Today, I review, and excerpt The Ottawa Subarachnoid Hemorrhage Rule from Emergency Medicine Cases‘ Ep 194 Subarachnoid Hemorrhage – Recognition, Workup and Diagnosis Deep Dive.*
*Helman, A. Lin, K. Perry, J. Episode 194 Subarachnoid Hemorrhage Recognition, Workup and Diagnosis. Emergency Medicine Cases. May, 2024. https://emergencymedicinecases.com/subarachnoid-hemorrhage-recognition-workup-diagnosis. Accessed June 12, 2024
All that follows is from the above resource.
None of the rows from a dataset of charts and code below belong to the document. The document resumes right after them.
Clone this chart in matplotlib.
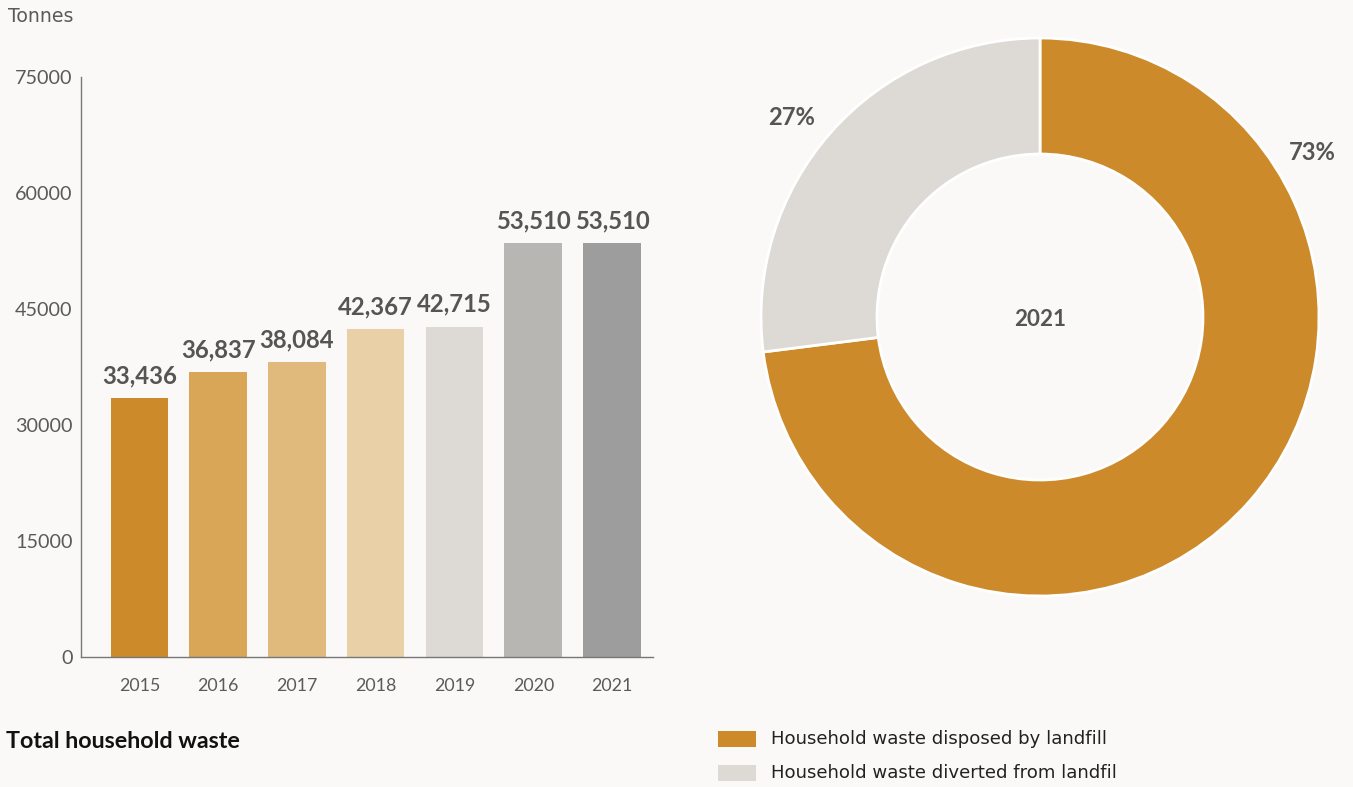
import matplotlib
matplotlib.use("Agg")
import matplotlib.pyplot as plt
from matplotlib.patches import Rectangle

plt.rcParams['font.family'] = ['Lato', 'DejaVu Sans']
WIDE = ['DejaVu Sans']

years = ['2015', '2016', '2017', '2018', '2019', '2020', '2021']
totals = [33436, 36837, 38084, 42367, 42715, 53510, 53510]
bar_colors = ['#CD8A2A', '#D9A556', '#E0B97C', '#EAD0A6', '#DDDAD5', '#B8B6B3', '#9D9D9D']
y_ticks = [0, 15000, 30000, 45000, 60000, 75000]

share_labels = ['Household waste disposed by landfill', 'Household waste diverted from landfil']
share_values = [73, 27]
share_colors = ['#CD8A2A', '#DDDAD5']
donut_year = '2021'

BG = '#FAF9F7'
W, H = 1353, 787
fig = plt.figure(figsize=(W / 100, H / 100), dpi=100, facecolor=BG)

def px(x0, y0, x1, y1):
    return [x0 / W, 1 - y1 / H, (x1 - x0) / W, (y1 - y0) / H]

# Bar chart
ax = fig.add_axes(px(81, 77, 653, 657))
ax.set_facecolor(BG)
xs = list(range(len(years)))
ax.bar(xs, totals, width=0.73, color=bar_colors)
ax.set_xlim(-0.74, 6.52)
ax.set_ylim(0, 75000)
ax.set_yticks(y_ticks)
ax.set_yticklabels([str(v) for v in y_ticks])
ax.set_xticks(xs)
ax.set_xticklabels(years)
ax.tick_params(axis='both', length=0, colors='#5a5a5a', labelsize=13)
ax.tick_params(axis='y', pad=6)
ax.tick_params(axis='x', pad=15)
for s in ['top', 'right']:
    ax.spines[s].set_visible(False)
for s in ['left', 'bottom']:
    ax.spines[s].set_color('#777777')
    ax.spines[s].set_linewidth(1)
value_texts = []
for x, v in zip(xs, totals):
    t = ax.annotate(f'{v:,}', (x, v), xytext=(0, 8), textcoords='offset points',
                    ha='center', va='bottom', fontsize=16.5, fontweight='bold', color='#555555')
    value_texts.append(t)

t_tonnes = fig.text(8 / W, 1 - 16 / H, 'Tonnes', ha='left', va='center', fontsize=12,
                    color='#5a5a5a', family=WIDE)
t_title = fig.text(6 / W, 1 - 741 / H, 'Total household waste', ha='left', va='center',
                   fontsize=16, fontweight='bold', color='#111111')

# Donut
cx, cy, r = 1040, 317, 279
ax2 = fig.add_axes(px(cx - r, cy - r, cx + r, cy + r))
ax2.set_facecolor(BG)
ax2.pie(share_values, colors=share_colors, startangle=90, counterclock=False, radius=1,
        wedgeprops=dict(width=116 / 279, edgecolor='white', linewidth=2))
ax2.set_xlim(-1, 1)
ax2.set_ylim(-1, 1)
ax2.set_aspect('equal')
ax2.axis('off')
t_year = ax2.text(0, -3 / r, donut_year, ha='center', va='center', fontsize=16, fontweight='bold', color='#555555')
t_p1 = ax2.text((1312 - cx) / r, (cy - 153) / r, f'{share_values[0]}%', ha='center', va='center',
                fontsize=16, fontweight='bold', color='#555555')
t_p2 = ax2.text((792 - cx) / r, (cy - 118) / r, f'{share_values[1]}%', ha='center', va='center',
                fontsize=16, fontweight='bold', color='#555555')

# Legend
leg_texts = []
for i, (lab, col) in enumerate(zip(share_labels, share_colors)):
    yc = 739 + i * 34
    fig.patches.append(Rectangle((718 / W, 1 - (yc + 8) / H), 38 / W, 16 / H,
                                 transform=fig.transFigure, facecolor=col, edgecolor='none'))
    leg_texts.append(fig.text(771 / W, 1 - yc / H, lab, ha='left', va='center', fontsize=12.5,
                              color='#222222', family=WIDE))

# fit text sizes to the reference's text widths (pixels)
fig.canvas.draw()
rend = fig.canvas.get_renderer()

def fit(t, target):
    w = t.get_window_extent(rend).width
    s = t.get_fontsize() * target / w
    t.set_fontsize(s)
    return s

s = fit(ax.get_yticklabels()[-1], 57)
ax.tick_params(axis='y', labelsize=s)
s = fit(ax.get_xticklabels()[0], 41)
ax.tick_params(axis='x', labelsize=s)
s = fit(value_texts[0], 75)
for t in value_texts:
    t.set_fontsize(s)
fit(t_tonnes, 65)
fit(t_title, 235)
s = fit(leg_texts[0], 339)
for t in leg_texts:
    t.set_fontsize(s)
fit(t_year, 52)
s = fit(t_p1, 47)
t_p2.set_fontsize(s)

fig.savefig('out.png', dpi=100, facecolor=BG)
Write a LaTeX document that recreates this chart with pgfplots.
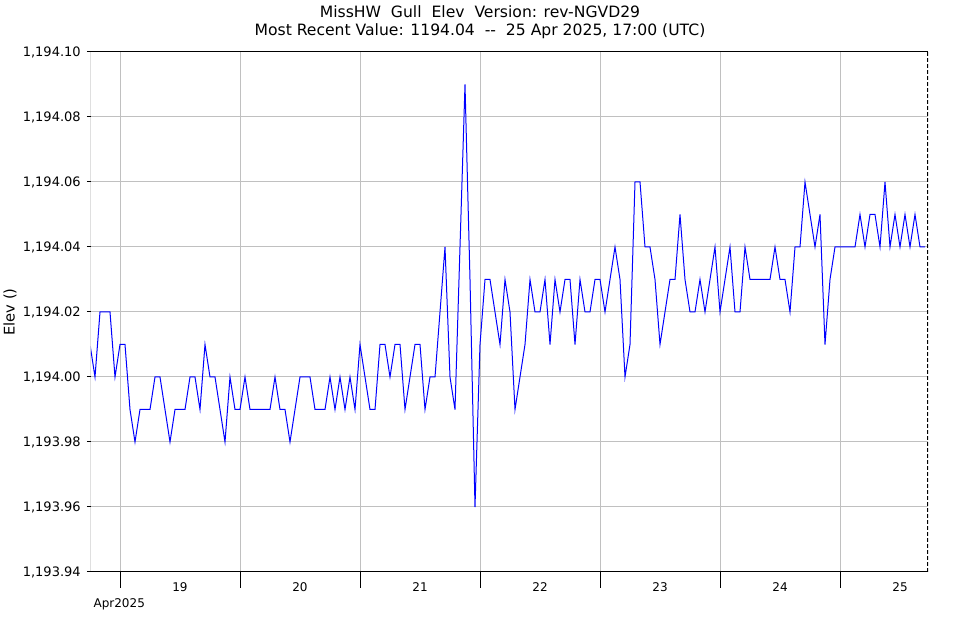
\documentclass[border=0pt]{standalone}
\usepackage{pgfplots}
\pgfplotsset{compat=1.18}
\usepackage{fontspec}
\setmainfont{DejaVu Sans}
\definecolor{gridgray}{RGB}{192,192,192}
\definecolor{lineblue}{RGB}{0,0,255}
\begin{document}
\fontsize{9.75pt}{11.5pt}\selectfont
\begin{tikzpicture}
\useasboundingbox (-68.25pt,-36pt) rectangle (652.5pt,429pt);
\begin{axis}[
  at={(0pt,0pt)}, anchor=south west,
  scale only axis, width=627.75pt, height=390pt,
  xmin=-5.8, xmax=161.6, ymin=1193.94, ymax=1194.10,
  axis line style={draw=none},
  tick align=outside,
  xtick pos=lower, ytick pos=left,
  xtick={0,24,48,72,96,120,144},
  xticklabels={,,,,,,},
  extra x ticks={12,36,60,84,108,132,156},
  extra x tick labels={19,20,21,22,23,24,25},
  extra x tick style={grid=none, xtick style={draw=none}},
  xtick style={draw=black, line width=0.75pt, /pgfplots/major tick length=12pt},
  ytick style={draw=black, line width=0.75pt, /pgfplots/major tick length=3pt},
  ytick={1193.94,1193.96,1193.98,1194.00,1194.02,1194.04,1194.06,1194.08,1194.10},
  scaled y ticks=false,
  yticklabel style={font=\fontsize{9.75pt}{11pt}\selectfont, /pgf/number format/fixed, /pgf/number format/fixed zerofill, /pgf/number format/precision=2, /pgf/number format/1000 sep={,}, /pgf/number format/assume math mode=true},
  xticklabel style={font=\fontsize{9pt}{11pt}\selectfont},
  xmajorgrids, ymajorgrids,
  major grid style={gridgray, line width=0.75pt},
  clip=true,
]
\addplot[lineblue, line width=0.75pt, line join=miter] coordinates {
(-6,1194.01) (-5,1194.00) (-4,1194.02) (-3,1194.02) (-2,1194.02) (-1,1194.00)
(0,1194.01) (1,1194.01) (2,1193.99) (3,1193.98) (4,1193.99) (5,1193.99)
(6,1193.99) (7,1194.00) (8,1194.00) (9,1193.99) (10,1193.98) (11,1193.99)
(12,1193.99) (13,1193.99) (14,1194.00) (15,1194.00) (16,1193.99) (17,1194.01)
(18,1194.00) (19,1194.00) (20,1193.99) (21,1193.98) (22,1194.00) (23,1193.99)
(24,1193.99) (25,1194.00) (26,1193.99) (27,1193.99) (28,1193.99) (29,1193.99)
(30,1193.99) (31,1194.00) (32,1193.99) (33,1193.99) (34,1193.98) (35,1193.99)
(36,1194.00) (37,1194.00) (38,1194.00) (39,1193.99) (40,1193.99) (41,1193.99)
(42,1194.00) (43,1193.99) (44,1194.00) (45,1193.99) (46,1194.00) (47,1193.99)
(48,1194.01) (49,1194.00) (50,1193.99) (51,1193.99) (52,1194.01) (53,1194.01)
(54,1194.00) (55,1194.01) (56,1194.01) (57,1193.99) (58,1194.00) (59,1194.01)
(60,1194.01) (61,1193.99) (62,1194.00) (63,1194.00) (64,1194.02) (65,1194.04)
(66,1194.00) (67,1193.99) (68,1194.04) (69,1194.09) (70,1194.03) (71,1193.96)
(72,1194.01) (73,1194.03) (74,1194.03) (75,1194.02) (76,1194.01) (77,1194.03)
(78,1194.02) (79,1193.99) (80,1194.00) (81,1194.01) (82,1194.03) (83,1194.02)
(84,1194.02) (85,1194.03) (86,1194.01) (87,1194.03) (88,1194.02) (89,1194.03)
(90,1194.03) (91,1194.01) (92,1194.03) (93,1194.02) (94,1194.02) (95,1194.03)
(96,1194.03) (97,1194.02) (98,1194.03) (99,1194.04) (100,1194.03) (101,1194.00)
(102,1194.01) (103,1194.06) (104,1194.06) (105,1194.04) (106,1194.04) (107,1194.03)
(108,1194.01) (109,1194.02) (110,1194.03) (111,1194.03) (112,1194.05) (113,1194.03)
(114,1194.02) (115,1194.02) (116,1194.03) (117,1194.02) (118,1194.03) (119,1194.04)
(120,1194.02) (121,1194.03) (122,1194.04) (123,1194.02) (124,1194.02) (125,1194.04)
(126,1194.03) (127,1194.03) (128,1194.03) (129,1194.03) (130,1194.03) (131,1194.04)
(132,1194.03) (133,1194.03) (134,1194.02) (135,1194.04) (136,1194.04) (137,1194.06)
(138,1194.05) (139,1194.04) (140,1194.05) (141,1194.01) (142,1194.03) (143,1194.04)
(144,1194.04) (145,1194.04) (146,1194.04) (147,1194.04) (148,1194.05) (149,1194.04)
(150,1194.05) (151,1194.05) (152,1194.04) (153,1194.06) (154,1194.04) (155,1194.05)
(156,1194.04) (157,1194.05) (158,1194.04) (159,1194.05) (160,1194.04) (161,1194.04)
};
\draw[black, line width=0.75pt] (rel axis cs:1,0) -- (rel axis cs:0,0) -- (rel axis cs:0,1) -- (rel axis cs:1,1);
\draw[black, line width=1.5pt, dash pattern=on 3pt off 1.5pt] (rel axis cs:1,1) -- (rel axis cs:1,0);
\end{axis}
\node[font=\fontsize{11.7pt}{13pt}\selectfont] at (291.75pt,420pt) {MissHW\ \ Gull\ \ Elev\ \ Version: rev-NGVD29};
\node[font=\fontsize{11.7pt}{13pt}\selectfont] at (291.75pt,405.75pt) {Most Recent Value: 1194.04\ \ -{}-\ \ 25 Apr 2025, 17:00 (UTC)};
\node[rotate=90, font=\fontsize{11pt}{13pt}\selectfont] at (-60.75pt,195pt) {Elev ()};
\node[anchor=west, font=\fontsize{9pt}{11pt}\selectfont] at (-1.5pt,-24pt) {Apr2025};
\end{tikzpicture}
\end{document}
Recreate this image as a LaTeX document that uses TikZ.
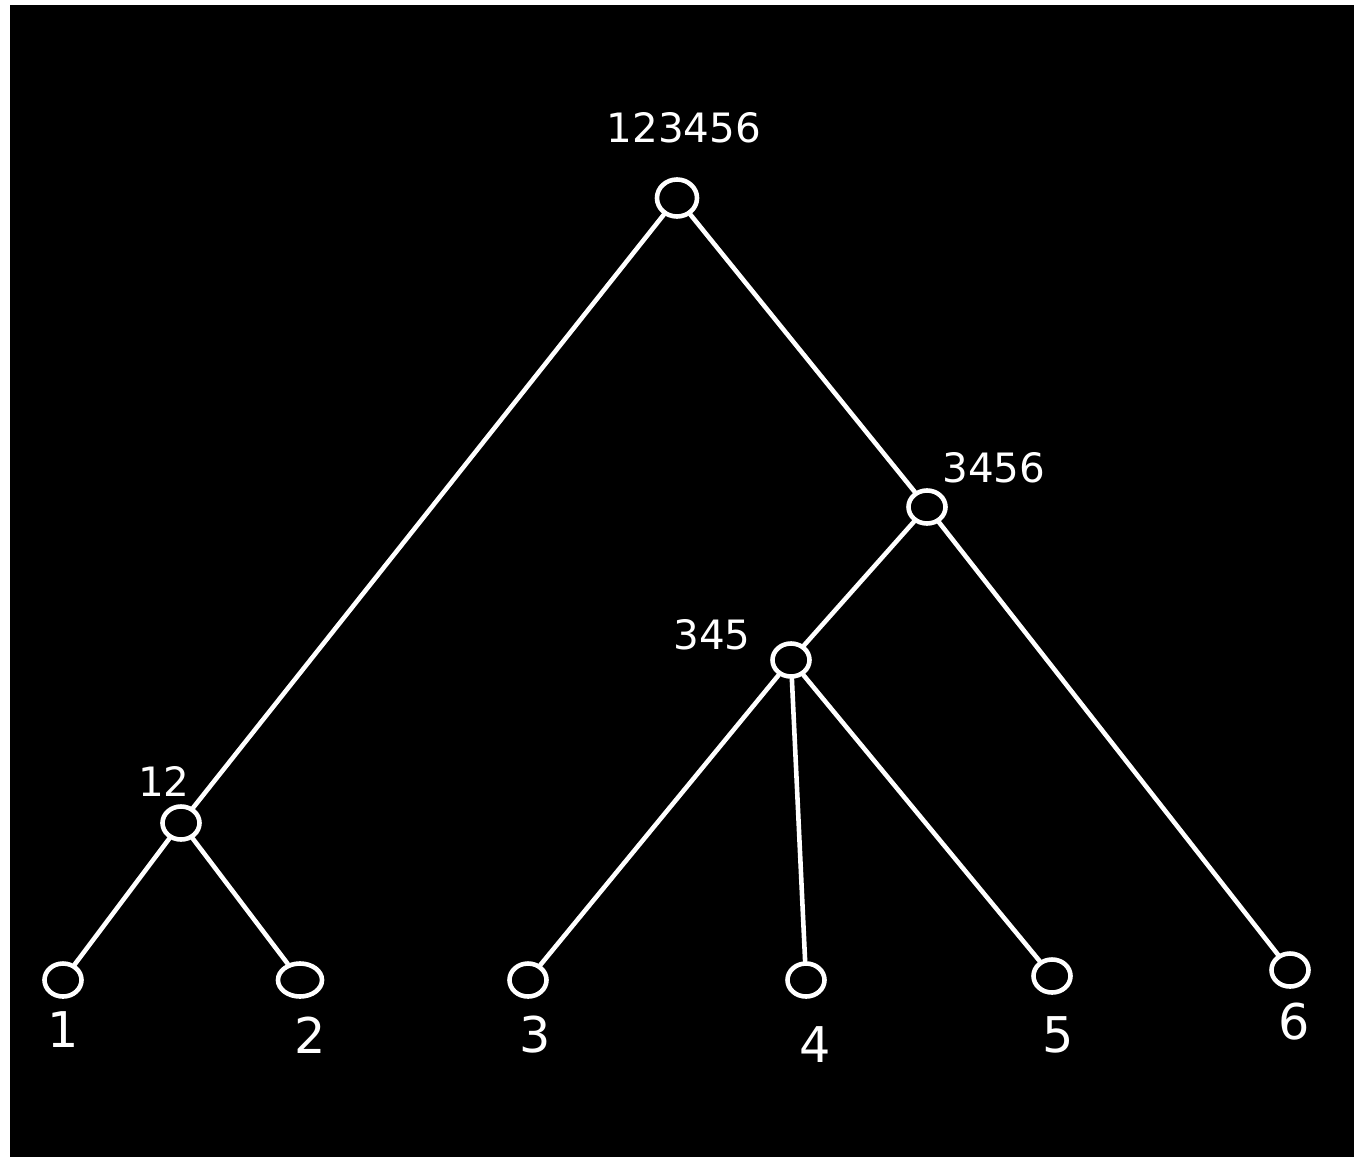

Clinical decision rules for subarachnoid hemorrhage
The Ottawa SAH clinical decision rule can help decide which patients with headache require a work-up for SAH. The rule has a sensitivity of 100% and a specificity of 15%. It is important to carefully assess for inclusion and exclusion criteria for your patient.
The Ottawa Subarachnoid Hemorrhage Rule
Inclusion: Apply the rule for alert, GCS 15 patients ≥ 15 years old who present with severe nontraumatic headache reaching maximum intensity within 1 hour. Headache onset within the last 14 days.
Exclusion: Do NOT apply the rule for patients with new neurological deficits, previous aneurysms, previous SAH (subarachnoid hemorrhage), known brain tumors, or chronic recurrent headaches (≥3 headaches of the same character and intensity for >6 months).
Investigate for SAH if 1 or more high-risk variables present:
- Age ≥40
- Neck pain or stiffness
- Witnessed loss of consciousness
- Onset during exertion
- Thunderclap headache (ie. instantly peaking pain)
- Limited neck flexion on examination
Some considerations for using the Ottawa Subarachnoid Hemorrhage rule:
- Critiques of the rule include its low specificity and that this would lead to increasing usage of CT/ LP. Low specificity is the trade-off for a rule that is highly sensitive.
- Subsequent implementation study demonstrated that applying the rule does not increase CT use or LPs, and it may actually decrease CT utilization while increasing SAH pick-up rate.
- Interobserver assessments for the rule indicate moderate to substantial interobserver agreement in general for the rule; however, “worst headache of life” has poor interobserver agreement (kappa 0.45).
- The rule would suggest that, if applied correctly, SAH can be ruled out in patients who have no high-risk variables present.